Sir Joseph N. France
16th September,1907 - 21st May,1997
Joseph Nathaniel France, K.C.M.G.,C.B.E., J.P., former Minister of the National Assembly, was born in Mt. Lily, Nevis, on the 16th September, 1907.
Before the holidays ended, he was offered a job as Office Boy with the St.Kitts-Nevis Universal Benevolent Association Ltd., a friendly society then called “The Union,” at its office on Cayon Street, near West Square. His parents in Nevis consented for him to take the job only on the condition that he continued his schooling at some evening class in St.Kitts.
The office bearers of the St.Kitts-Nevis Universal Benevolent Association Ltd. Were:-President Fred Solomon, an undertaker, who was succeeded by J. Matthew Sebastian, a school teacher; Secretary J.A.Nathan, a retail merchant; and G.Wilkes, a barber. These men have passed on.
The founders of this friendly society had intented to form a Trade Union, but the Colonial Government of that time prohibited the formation of any Trade Union in St.Kitts. The ban was enacted in 1916 by the Legislative Council. The founders, therefore, had to change the intended organisation to a friendly society so as to avoid a clash with the laws of the day.
However, the St.Kitts-Nevis Universal Association (U.B.A) was still popularly called “The Union,” down to the end of its existence in the 1930’s.

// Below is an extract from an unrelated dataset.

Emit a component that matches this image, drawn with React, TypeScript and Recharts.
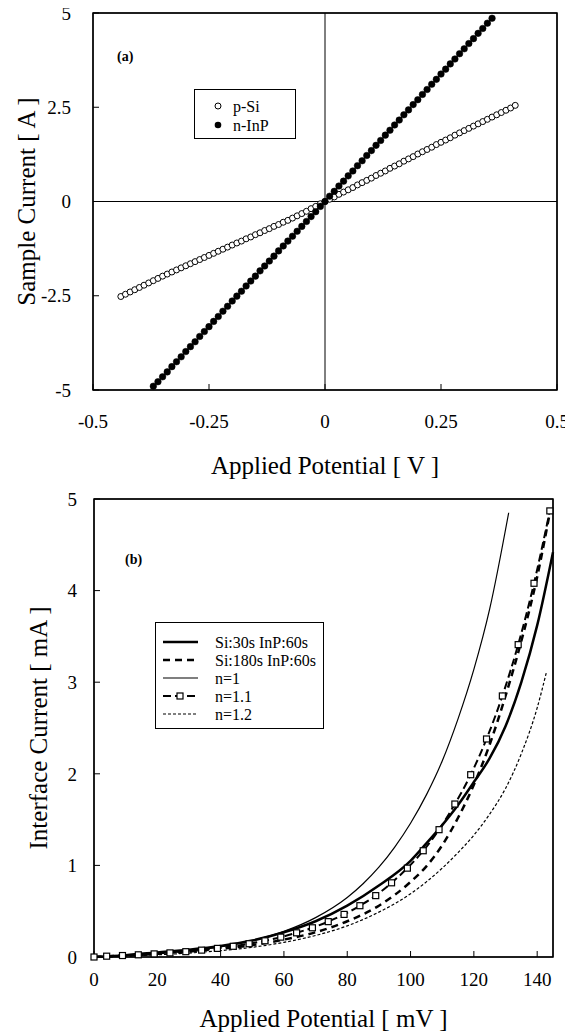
import React from 'react';
import { ComposedChart, Line, XAxis, YAxis, ReferenceLine, ReferenceArea, Legend } from 'recharts';

const FONT = '"Liberation Serif", "Times New Roman", serif';

// panel (a): sample current vs applied potential
const pSiV = [
  -0.44, -0.43, -0.42, -0.41, -0.4, -0.39, -0.38, -0.37, -0.36, -0.35, -0.34, -0.33, -0.32, -0.31, -0.3,
  -0.29, -0.28, -0.27, -0.26, -0.25, -0.24, -0.23, -0.22, -0.21, -0.2, -0.19, -0.18, -0.17, -0.16, -0.15,
  -0.14, -0.13, -0.12, -0.11, -0.1, -0.09, -0.08, -0.07, -0.06, -0.05, -0.04, -0.03, -0.02, -0.01, 0,
  0.01, 0.02, 0.03, 0.04, 0.05, 0.06, 0.07, 0.08, 0.09, 0.1, 0.11, 0.12, 0.13, 0.14, 0.15,
  0.16, 0.17, 0.18, 0.19, 0.2, 0.21, 0.22, 0.23, 0.24, 0.25, 0.26, 0.27, 0.28, 0.29, 0.3,
  0.31, 0.32, 0.33, 0.34, 0.35, 0.36, 0.37, 0.38, 0.39, 0.4, 0.41,
];
const pSiI = [
  -2.52, -2.46, -2.4, -2.34, -2.28, -2.22, -2.16, -2.1, -2.04, -1.98, -1.925, -1.87, -1.815, -1.76, -1.705,
  -1.65, -1.595, -1.54, -1.485, -1.43, -1.375, -1.32, -1.265, -1.21, -1.155, -1.1, -1.05, -0.99, -0.94, -0.88,
  -0.83, -0.77, -0.72, -0.66, -0.61, -0.55, -0.5, -0.44, -0.38, -0.32, -0.26, -0.19, -0.13, -0.06, 0,
  0.06, 0.12, 0.19, 0.25, 0.31, 0.37, 0.44, 0.5, 0.56, 0.62, 0.69, 0.75, 0.81, 0.88, 0.94,
  1.0, 1.07, 1.13, 1.19, 1.26, 1.32, 1.38, 1.44, 1.51, 1.57, 1.63, 1.69, 1.76, 1.82, 1.88,
  1.94, 2.0, 2.06, 2.12, 2.18, 2.24, 2.3, 2.36, 2.42, 2.48, 2.55,
];
const nInPV = [
  -0.37, -0.36, -0.35, -0.34, -0.33, -0.32, -0.31, -0.3, -0.29, -0.28, -0.27, -0.26, -0.25, -0.24, -0.23,
  -0.22, -0.21, -0.2, -0.19, -0.18, -0.17, -0.16, -0.15, -0.14, -0.13, -0.12, -0.11, -0.1, -0.09, -0.08,
  -0.07, -0.06, -0.05, -0.04, -0.03, -0.02, -0.01, 0, 0.01, 0.02, 0.03, 0.04, 0.05, 0.06, 0.07,
  0.08, 0.09, 0.1, 0.11, 0.12, 0.13, 0.14, 0.15, 0.16, 0.17, 0.18, 0.19, 0.2, 0.21, 0.22,
  0.23, 0.24, 0.25, 0.26, 0.27, 0.28, 0.29, 0.3, 0.31, 0.32, 0.33, 0.34, 0.35, 0.36,
];
const nInPI = [
  -4.9, -4.78, -4.65, -4.52, -4.38, -4.25, -4.12, -3.98, -3.85, -3.72, -3.58, -3.45, -3.32, -3.18, -3.05,
  -2.91, -2.78, -2.64, -2.51, -2.38, -2.24, -2.11, -1.98, -1.84, -1.71, -1.58, -1.45, -1.31, -1.18, -1.05,
  -0.92, -0.79, -0.66, -0.53, -0.4, -0.27, -0.13, 0, 0.14, 0.27, 0.41, 0.54, 0.68, 0.81, 0.95,
  1.08, 1.22, 1.35, 1.49, 1.62, 1.76, 1.89, 2.03, 2.16, 2.3, 2.43, 2.57, 2.7, 2.84, 2.97,
  3.11, 3.24, 3.38, 3.51, 3.65, 3.78, 3.92, 4.05, 4.19, 4.32, 4.46, 4.59, 4.73, 4.86,
];
const aTicksX = [-0.5, -0.25, 0, 0.25, 0.5];
const aTicksY = [-5, -2.5, 0, 2.5, 5];

// panel (b): interface current vs applied potential (mV)
const si30V = [0, 10, 20, 30, 40, 50, 60, 70, 80, 90, 100, 105, 110, 115, 120, 125, 130, 135, 140, 145];
const si30I = [0, 0.02, 0.05, 0.08, 0.12, 0.18, 0.27, 0.39, 0.56, 0.78, 1.05, 1.24, 1.44, 1.66, 1.91, 2.17, 2.52, 3.0, 3.62, 4.42];
const si180V = [0, 10, 20, 30, 40, 50, 60, 70, 80, 90, 100, 105, 110, 115, 120, 125, 130, 135, 140, 144];
const si180I = [0, 0.015, 0.035, 0.06, 0.09, 0.13, 0.19, 0.27, 0.39, 0.56, 0.82, 0.99, 1.22, 1.52, 1.88, 2.32, 2.85, 3.45, 4.15, 4.85];
const n1V = [0, 10, 20, 30, 40, 50, 60, 70, 80, 85, 90, 95, 100, 105, 110, 115, 120, 125, 131];
const n1I = [0, 0.014, 0.035, 0.065, 0.11, 0.18, 0.28, 0.43, 0.65, 0.8, 0.98, 1.2, 1.46, 1.77, 2.14, 2.6, 3.14, 3.8, 4.85];
const n11V = [0, 4, 9, 14, 19, 24, 29, 34, 39, 44, 49, 54, 59, 64, 69, 74, 79, 84, 89, 94, 99, 104, 109, 114, 119, 124, 129, 134, 139, 144];
const n11I = [0, 0.009, 0.016, 0.024, 0.034, 0.045, 0.058, 0.075, 0.094, 0.117, 0.145, 0.177, 0.217, 0.264, 0.319, 0.386, 0.465, 0.56, 0.67, 0.81, 0.97, 1.16, 1.39, 1.67, 1.99, 2.38, 2.85, 3.41, 4.08, 4.87];
const n12V = [0, 10, 20, 30, 40, 50, 60, 70, 80, 90, 100, 105, 110, 115, 120, 125, 130, 135, 140, 143];
const n12I = [0, 0.01, 0.024, 0.043, 0.07, 0.106, 0.16, 0.235, 0.34, 0.49, 0.69, 0.82, 0.97, 1.14, 1.33, 1.56, 1.84, 2.22, 2.72, 3.12];
const bTicksX = [0, 20, 40, 60, 80, 100, 120, 140];
const bTicksY = [0, 1, 2, 3, 4, 5];

const pts = (xs: number[], ys: number[]) => xs.map((x, i) => ({ x, y: ys[i] }));

const tickStyle = (size: number) => ({ fill: '#000', fontSize: size, fontFamily: FONT });
const axisLn = { stroke: '#000', strokeWidth: 1 };
const tickLn = { stroke: '#000', strokeWidth: 1 };

const xTitle = (text: string, dy: number, size: number) => (props: any) => {
  const vb = props.viewBox;
  return (
    <text x={vb.x + vb.width / 2} y={vb.y + dy} textAnchor="middle" dominantBaseline="central"
      fontSize={size} fontFamily={FONT} fill="#000">{text}</text>
  );
};

const yTitle = (text: string, cx: number, size: number) => (props: any) => {
  const vb = props.viewBox;
  const cy = vb.y + vb.height / 2;
  return (
    <text x={cx} y={cy} transform={`rotate(-90 ${cx} ${cy})`} textAnchor="middle" dominantBaseline="central"
      fontSize={size} fontFamily={FONT} fill="#000">{text}</text>
  );
};

const LegendA = () => (
  <svg width={102} height={50} style={{ display: 'block' }}>
    <rect x={0.5} y={0.5} width={101} height={49} fill="#fff" stroke="#000" />
    <circle cx={24} cy={17} r={3} fill="#fff" stroke="#000" />
    <circle cx={24} cy={36} r={3.3} fill="#000" />
    <text x={39} y={17} dominantBaseline="central" fontSize={16} fontFamily={FONT}>p-Si</text>
    <text x={39} y={36} dominantBaseline="central" fontSize={16} fontFamily={FONT}>n-InP</text>
  </svg>
);

const legendB = [
  { name: 'Si:30s InP:60s', w: 2.5, dash: undefined as string | undefined, sq: false },
  { name: 'Si:180s InP:60s', w: 2.5, dash: '7 5', sq: false },
  { name: 'n=1', w: 1.2, dash: undefined, sq: false },
  { name: 'n=1.1', w: 2, dash: '8 4', sq: true },
  { name: 'n=1.2', w: 1.2, dash: '3 2', sq: false },
];

const LegendB = () => (
  <svg width={169} height={107} style={{ display: 'block' }}>
    <rect x={0.5} y={0.5} width={168} height={106} fill="#fff" stroke="#000" />
    {legendB.map((r, i) => {
      const y = 20 + i * 18;
      return (
        <g key={r.name}>
          <line x1={8} x2={43} y1={y} y2={y} stroke="#000" strokeWidth={r.w} strokeDasharray={r.dash} />
          {r.sq && <rect x={22} y={y - 3} width={6} height={6} fill="#fff" stroke="#000" strokeWidth={1.2} />}
          <text x={60} y={y} dominantBaseline="central" fontSize={16} fontFamily={FONT}>{r.name}</text>
        </g>
      );
    })}
  </svg>
);

const squareDot = (p: any) => (
  <rect key={`sq-${p.index}`} x={p.cx - 3} y={p.cy - 3} width={6} height={6} fill="#fff" stroke="#000" strokeWidth={1.2} />
);

export default function App() {
  return (
    <div style={{ position: 'relative', width: 573, height: 1034, margin: '-8px 0 0 -8px', background: '#fff' }}>
      <div style={{ position: 'absolute', left: 0, top: 0 }}>
        <ComposedChart width={573} height={480} margin={{ top: 12, right: 15, bottom: 0, left: 0 }}>
          <XAxis xAxisId="b" dataKey="x" type="number" domain={[-0.5, 0.5]} ticks={aTicksX} height={90}
            tickSize={-6} tickMargin={31} axisLine={axisLn} tickLine={tickLn} tick={tickStyle(19)}
            label={{ content: xTitle('Applied Potential [ V ]', 75, 25) }} />
          <XAxis xAxisId="t" orientation="top" dataKey="x" type="number" domain={[-0.5, 0.5]} ticks={aTicksX}
            height={1} tickSize={-6} axisLine={axisLn} tickLine={tickLn} tick={false} />
          <YAxis yAxisId="l" type="number" domain={[-5, 5]} ticks={aTicksY} width={93}
            tickSize={-6} tickMargin={28} axisLine={axisLn} tickLine={tickLn} tick={tickStyle(19)}
            label={{ content: yTitle('Sample Current [ A ]', 26, 25) }} />
          <YAxis yAxisId="r" orientation="right" type="number" domain={[-5, 5]} ticks={aTicksY} width={1}
            tickSize={-6} axisLine={axisLn} tickLine={tickLn} tick={false} />
          <ReferenceArea xAxisId="b" yAxisId="l" x1={-0.5} x2={0.5} y1={-5} y2={5} fill="none" fillOpacity={0}
            stroke="#000" strokeWidth={1.5} />
          <ReferenceLine xAxisId="b" yAxisId="l" x={0} stroke="#000" strokeWidth={1} />
          <ReferenceLine xAxisId="b" yAxisId="l" y={0} stroke="#000" strokeWidth={1} />
          <Line xAxisId="b" yAxisId="l" data={pts(pSiV, pSiI)} dataKey="y" type="linear" stroke="#000" strokeWidth={1}
            dot={{ r: 3, fill: '#fff', stroke: '#000', strokeWidth: 1 }} isAnimationActive={false} />
          <Line xAxisId="b" yAxisId="l" data={pts(nInPV, nInPI)} dataKey="y" type="linear" stroke="#000" strokeWidth={1}
            dot={{ r: 3.3, fill: '#000', stroke: '#000', strokeWidth: 0.5 }} isAnimationActive={false} />
          <Legend layout="vertical" align="center" verticalAlign="middle" content={() => <LegendA />}
            wrapperStyle={{ left: 194, top: 89, width: 102, height: 50 }} />
        </ComposedChart>
        <div style={{ position: 'absolute', left: 117, top: 49, fontFamily: FONT, fontWeight: 'bold', fontSize: 14 }}>(a)</div>
      </div>

      <div style={{ position: 'absolute', left: 0, top: 480 }}>
        <ComposedChart width={573} height={554} margin={{ top: 18, right: 19, bottom: 0, left: 0 }}>
          <XAxis xAxisId="b" dataKey="x" type="number" domain={[0, 145]} ticks={bTicksX} height={77}
            tickSize={-6} tickMargin={22} axisLine={axisLn} tickLine={tickLn} tick={tickStyle(19)}
            label={{ content: xTitle('Applied Potential [ mV ]', 61, 25) }} />
          <XAxis xAxisId="t" orientation="top" dataKey="x" type="number" domain={[0, 145]} ticks={bTicksX}
            height={1} tickSize={-6} axisLine={axisLn} tickLine={tickLn} tick={false} />
          <YAxis yAxisId="l" type="number" domain={[0, 5]} ticks={bTicksY} width={94}
            tickSize={-6} tickMargin={23} axisLine={axisLn} tickLine={tickLn} tick={tickStyle(19)}
            label={{ content: yTitle('Interface Current [ mA ]', 38, 25) }} />
          <YAxis yAxisId="r" orientation="right" type="number" domain={[0, 5]} ticks={bTicksY} width={1}
            tickSize={-6} axisLine={axisLn} tickLine={tickLn} tick={false} />
          <ReferenceArea xAxisId="b" yAxisId="l" x1={0} x2={145} y1={0} y2={5} fill="none" fillOpacity={0}
            stroke="#000" strokeWidth={1.5} />
          <Line xAxisId="b" yAxisId="l" data={pts(n12V, n12I)} dataKey="y" type="monotone" stroke="#000"
            strokeWidth={1.2} strokeDasharray="3 2" dot={false} isAnimationActive={false} />
          <Line xAxisId="b" yAxisId="l" data={pts(n1V, n1I)} dataKey="y" type="monotone" stroke="#000"
            strokeWidth={1.2} dot={false} isAnimationActive={false} />
          <Line xAxisId="b" yAxisId="l" data={pts(si180V, si180I)} dataKey="y" type="monotone" stroke="#000"
            strokeWidth={2.5} strokeDasharray="7 5" dot={false} isAnimationActive={false} />
          <Line xAxisId="b" yAxisId="l" data={pts(n11V, n11I)} dataKey="y" type="monotone" stroke="#000"
            strokeWidth={2} strokeDasharray="8 4" dot={squareDot} isAnimationActive={false} />
          <Line xAxisId="b" yAxisId="l" data={pts(si30V, si30I)} dataKey="y" type="monotone" stroke="#000"
            strokeWidth={2.5} dot={false} isAnimationActive={false} />
          <Legend layout="vertical" align="center" verticalAlign="middle" content={() => <LegendB />}
            wrapperStyle={{ left: 155, top: 142, width: 169, height: 107 }} />
        </ComposedChart>
        <div style={{ position: 'absolute', left: 125, top: 72, fontFamily: FONT, fontWeight: 'bold', fontSize: 14 }}>(b)</div>
      </div>
    </div>
  );
}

France started his career as a printer at the Progressive Printery Ltd., which was connected with the U.B.A. and which in 1921 started publication of a newspaper, “The Union Messenger,” edited by J. Matthew Sebastian, the father of His Excellency the Governor-General, Sir Cuthbert Montraville Sebastian.
That paper strongly advocated social, industrial and political reform in the territory. To its pages France contributed as a reporter, columnist and a short story writer. In its role as champion of the underprivileged, the newspaper paved the way for the formation of the St.Kitts Workers’ League Ltd. In 1932, afterwards renamed the St.Kitts-Nevis-Anguilla Labour Party.
As one of the early members of the Workers’ League, France took an active part in labour programmes to arouse the working population to consciousness of the need to organise for the advancement of their common interests. Public meetings, leaflets, the distribution of British socialist literature, petitions to the then British Colonial Office, interviews with visiting British Officials, etc., were all used to good advantage.
Within a few years of the inception of the Workers’ League, Mr France was elected to the Board of Directors. Among other things, this gave him an outlet for self-expression and for putting into practice some of the things he had learnt as a member of the literary society – St.Kitts Mutual Improvement Society – centre at Lower Market Street.
Its quarterly syllabus included public speaking and debating, essays, appreciation of poetry, musical evenings, etc. On such evenings, piano selections were his contribution to the programme. He also played the clarinet and other instruments in bands and orchestras.
As a Director of the Workers’ League, he was in the front line of Labour leaders filling the role of peacemaker on the scene of the Buckley’s Riots of 1935.
The Trade Union Act was one of the fruits of the Workers’ League agitation. Under this law the St.Kitts-Nevis Trades and Labour Union was organised in 1940. It brought the industrial emancipation of the working class.
Mr. France was elected as the first General Secretary and re-elected every year until his death on 21st May,1997. He helped to re-shape the structure of the Trade and Labour Union into the nineteen sections now existing. He has experienced industrial conflicts of various kinds and has taken part in negotiations, conciliation of issues, etc., and has also represented the Union abroad on several occasions.